**Task prompt**
Will you return, word for word, only the lines from the top of the data below down to and including the one with "sample_step_days = 7"?

**Data**
========
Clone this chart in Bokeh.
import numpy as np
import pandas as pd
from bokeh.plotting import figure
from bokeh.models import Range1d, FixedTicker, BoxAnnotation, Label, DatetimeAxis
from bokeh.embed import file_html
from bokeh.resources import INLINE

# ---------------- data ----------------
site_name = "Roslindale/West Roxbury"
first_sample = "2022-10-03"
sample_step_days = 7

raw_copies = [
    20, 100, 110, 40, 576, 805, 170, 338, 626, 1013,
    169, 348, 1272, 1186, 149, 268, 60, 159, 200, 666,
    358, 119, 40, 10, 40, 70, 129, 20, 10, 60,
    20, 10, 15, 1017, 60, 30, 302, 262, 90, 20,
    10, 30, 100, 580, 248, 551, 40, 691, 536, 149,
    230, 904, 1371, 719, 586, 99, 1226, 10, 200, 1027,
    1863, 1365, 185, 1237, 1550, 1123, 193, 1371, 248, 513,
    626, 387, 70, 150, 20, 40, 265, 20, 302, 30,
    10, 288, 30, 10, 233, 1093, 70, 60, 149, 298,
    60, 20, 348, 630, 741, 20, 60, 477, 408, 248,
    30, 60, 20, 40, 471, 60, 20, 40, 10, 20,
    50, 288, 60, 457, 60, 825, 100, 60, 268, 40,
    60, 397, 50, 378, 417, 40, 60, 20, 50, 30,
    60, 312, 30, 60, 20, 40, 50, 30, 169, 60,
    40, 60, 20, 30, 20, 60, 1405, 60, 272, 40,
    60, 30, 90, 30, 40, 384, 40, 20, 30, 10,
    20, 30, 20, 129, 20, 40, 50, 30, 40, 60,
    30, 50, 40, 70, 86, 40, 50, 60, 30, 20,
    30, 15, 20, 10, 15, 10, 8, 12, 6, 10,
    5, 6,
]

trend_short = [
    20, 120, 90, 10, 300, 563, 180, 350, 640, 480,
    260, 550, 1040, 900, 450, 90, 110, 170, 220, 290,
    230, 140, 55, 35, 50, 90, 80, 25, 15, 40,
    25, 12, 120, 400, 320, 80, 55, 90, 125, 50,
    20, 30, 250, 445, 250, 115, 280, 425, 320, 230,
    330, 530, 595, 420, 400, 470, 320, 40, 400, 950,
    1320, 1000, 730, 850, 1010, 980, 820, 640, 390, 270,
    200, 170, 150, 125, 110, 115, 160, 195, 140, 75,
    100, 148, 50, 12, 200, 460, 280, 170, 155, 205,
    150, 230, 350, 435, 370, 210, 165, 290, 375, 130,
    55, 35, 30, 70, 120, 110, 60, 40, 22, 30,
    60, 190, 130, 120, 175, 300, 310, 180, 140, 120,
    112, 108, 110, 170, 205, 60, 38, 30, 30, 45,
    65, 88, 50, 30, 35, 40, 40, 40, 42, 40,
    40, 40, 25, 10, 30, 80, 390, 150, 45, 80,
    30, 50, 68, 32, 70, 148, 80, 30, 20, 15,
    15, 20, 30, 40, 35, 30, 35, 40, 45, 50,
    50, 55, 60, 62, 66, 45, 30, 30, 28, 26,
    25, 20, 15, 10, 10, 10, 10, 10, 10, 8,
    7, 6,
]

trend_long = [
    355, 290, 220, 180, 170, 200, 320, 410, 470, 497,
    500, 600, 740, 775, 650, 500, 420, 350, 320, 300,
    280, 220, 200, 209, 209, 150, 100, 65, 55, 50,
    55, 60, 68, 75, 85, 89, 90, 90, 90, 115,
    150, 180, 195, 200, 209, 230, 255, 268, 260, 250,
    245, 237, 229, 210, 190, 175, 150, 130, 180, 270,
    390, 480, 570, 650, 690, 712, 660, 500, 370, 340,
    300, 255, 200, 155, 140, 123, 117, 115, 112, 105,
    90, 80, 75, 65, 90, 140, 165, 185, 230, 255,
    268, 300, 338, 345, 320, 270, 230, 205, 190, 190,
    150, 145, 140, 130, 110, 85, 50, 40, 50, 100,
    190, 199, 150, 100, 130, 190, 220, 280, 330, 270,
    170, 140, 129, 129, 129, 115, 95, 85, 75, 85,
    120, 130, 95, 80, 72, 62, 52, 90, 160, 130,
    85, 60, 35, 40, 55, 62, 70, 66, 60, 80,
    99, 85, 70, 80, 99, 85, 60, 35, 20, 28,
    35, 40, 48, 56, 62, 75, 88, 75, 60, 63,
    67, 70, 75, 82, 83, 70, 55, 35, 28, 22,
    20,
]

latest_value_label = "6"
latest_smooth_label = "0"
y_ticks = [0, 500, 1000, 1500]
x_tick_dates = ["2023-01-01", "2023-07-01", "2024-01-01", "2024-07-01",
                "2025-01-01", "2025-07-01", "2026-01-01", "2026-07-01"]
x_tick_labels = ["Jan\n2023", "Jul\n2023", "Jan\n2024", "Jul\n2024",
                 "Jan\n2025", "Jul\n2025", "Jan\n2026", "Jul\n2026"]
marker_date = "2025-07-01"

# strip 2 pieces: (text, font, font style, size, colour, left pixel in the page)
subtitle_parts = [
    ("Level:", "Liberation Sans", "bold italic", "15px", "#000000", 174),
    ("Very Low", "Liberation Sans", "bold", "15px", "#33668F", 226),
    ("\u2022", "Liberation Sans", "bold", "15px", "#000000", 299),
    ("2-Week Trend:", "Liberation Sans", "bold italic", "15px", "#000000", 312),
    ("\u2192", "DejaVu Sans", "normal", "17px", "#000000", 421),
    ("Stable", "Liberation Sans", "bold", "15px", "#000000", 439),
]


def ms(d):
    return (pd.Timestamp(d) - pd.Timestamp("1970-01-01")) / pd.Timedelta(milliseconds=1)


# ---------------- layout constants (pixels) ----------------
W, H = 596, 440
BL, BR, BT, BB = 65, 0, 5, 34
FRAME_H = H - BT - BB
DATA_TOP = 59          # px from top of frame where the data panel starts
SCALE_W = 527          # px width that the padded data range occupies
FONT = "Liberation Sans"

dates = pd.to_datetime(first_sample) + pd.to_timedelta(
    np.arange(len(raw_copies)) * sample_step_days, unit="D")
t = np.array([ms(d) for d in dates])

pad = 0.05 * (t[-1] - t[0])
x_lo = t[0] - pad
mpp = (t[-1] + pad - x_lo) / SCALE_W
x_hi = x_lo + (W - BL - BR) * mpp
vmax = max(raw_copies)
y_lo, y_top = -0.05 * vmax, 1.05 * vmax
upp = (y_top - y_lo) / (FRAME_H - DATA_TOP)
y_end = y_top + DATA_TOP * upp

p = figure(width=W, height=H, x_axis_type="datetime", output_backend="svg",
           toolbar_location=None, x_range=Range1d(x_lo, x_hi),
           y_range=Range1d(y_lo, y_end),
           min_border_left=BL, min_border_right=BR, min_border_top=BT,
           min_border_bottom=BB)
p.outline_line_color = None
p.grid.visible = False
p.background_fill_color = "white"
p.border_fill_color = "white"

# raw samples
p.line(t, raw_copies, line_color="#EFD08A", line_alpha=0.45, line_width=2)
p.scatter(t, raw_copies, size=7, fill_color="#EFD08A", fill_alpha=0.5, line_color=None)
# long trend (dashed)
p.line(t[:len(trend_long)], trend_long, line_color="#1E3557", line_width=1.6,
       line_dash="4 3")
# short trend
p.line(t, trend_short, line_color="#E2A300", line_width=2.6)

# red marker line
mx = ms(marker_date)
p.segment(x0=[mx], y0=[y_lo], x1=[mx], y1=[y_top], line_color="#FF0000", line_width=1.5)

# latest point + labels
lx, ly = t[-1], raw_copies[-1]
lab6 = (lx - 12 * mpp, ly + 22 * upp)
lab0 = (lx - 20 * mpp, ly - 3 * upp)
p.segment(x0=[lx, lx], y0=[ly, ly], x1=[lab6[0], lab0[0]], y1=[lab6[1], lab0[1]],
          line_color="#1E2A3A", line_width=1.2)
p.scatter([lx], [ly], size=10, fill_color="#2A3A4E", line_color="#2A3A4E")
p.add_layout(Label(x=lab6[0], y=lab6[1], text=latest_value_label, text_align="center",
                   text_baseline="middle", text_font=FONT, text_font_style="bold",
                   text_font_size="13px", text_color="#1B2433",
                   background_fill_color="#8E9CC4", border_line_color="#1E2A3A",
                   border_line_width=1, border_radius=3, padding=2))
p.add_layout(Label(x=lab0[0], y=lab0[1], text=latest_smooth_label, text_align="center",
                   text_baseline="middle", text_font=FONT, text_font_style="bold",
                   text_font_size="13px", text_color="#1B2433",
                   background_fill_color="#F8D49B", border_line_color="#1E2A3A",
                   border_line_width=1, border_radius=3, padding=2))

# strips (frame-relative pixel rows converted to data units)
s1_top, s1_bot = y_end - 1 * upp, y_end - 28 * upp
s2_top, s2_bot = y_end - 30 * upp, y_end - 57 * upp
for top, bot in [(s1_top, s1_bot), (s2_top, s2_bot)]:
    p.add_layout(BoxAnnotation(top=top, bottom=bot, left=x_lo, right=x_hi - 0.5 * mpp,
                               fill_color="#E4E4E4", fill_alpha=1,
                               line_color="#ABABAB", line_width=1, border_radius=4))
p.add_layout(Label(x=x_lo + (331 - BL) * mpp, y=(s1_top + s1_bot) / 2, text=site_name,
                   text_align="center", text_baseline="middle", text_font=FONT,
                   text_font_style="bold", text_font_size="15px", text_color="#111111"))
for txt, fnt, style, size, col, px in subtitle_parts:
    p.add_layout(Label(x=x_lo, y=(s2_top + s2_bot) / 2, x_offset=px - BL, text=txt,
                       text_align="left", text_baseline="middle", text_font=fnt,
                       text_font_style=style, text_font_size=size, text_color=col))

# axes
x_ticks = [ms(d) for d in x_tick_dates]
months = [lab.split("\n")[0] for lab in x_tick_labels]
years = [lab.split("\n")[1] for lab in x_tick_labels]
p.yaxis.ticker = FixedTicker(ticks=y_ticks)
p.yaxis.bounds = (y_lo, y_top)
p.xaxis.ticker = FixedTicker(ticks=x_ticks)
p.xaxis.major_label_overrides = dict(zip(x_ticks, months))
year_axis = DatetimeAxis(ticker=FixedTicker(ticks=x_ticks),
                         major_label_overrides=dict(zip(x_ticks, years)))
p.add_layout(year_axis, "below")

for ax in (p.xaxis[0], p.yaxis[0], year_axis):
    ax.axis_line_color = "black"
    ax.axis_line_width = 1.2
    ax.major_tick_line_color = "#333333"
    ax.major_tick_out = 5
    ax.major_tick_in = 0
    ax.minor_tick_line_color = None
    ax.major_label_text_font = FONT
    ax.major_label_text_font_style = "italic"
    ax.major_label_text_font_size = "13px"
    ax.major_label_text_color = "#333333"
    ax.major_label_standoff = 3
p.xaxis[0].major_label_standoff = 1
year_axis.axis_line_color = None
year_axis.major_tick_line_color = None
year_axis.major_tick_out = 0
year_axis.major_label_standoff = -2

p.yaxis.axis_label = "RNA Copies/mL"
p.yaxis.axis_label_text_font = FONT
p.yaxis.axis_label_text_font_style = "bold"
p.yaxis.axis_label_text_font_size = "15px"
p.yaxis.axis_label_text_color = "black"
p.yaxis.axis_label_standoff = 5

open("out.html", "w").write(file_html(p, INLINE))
========
**Output for this task**
Clone this chart in Bokeh.
import numpy as np
import pandas as pd
from bokeh.plotting import figure
from bokeh.models import Range1d, FixedTicker, BoxAnnotation, Label, DatetimeAxis
from bokeh.embed import file_html
from bokeh.resources import INLINE

# ---------------- data ----------------
site_name = "Roslindale/West Roxbury"
first_sample = "2022-10-03"
sample_step_days = 7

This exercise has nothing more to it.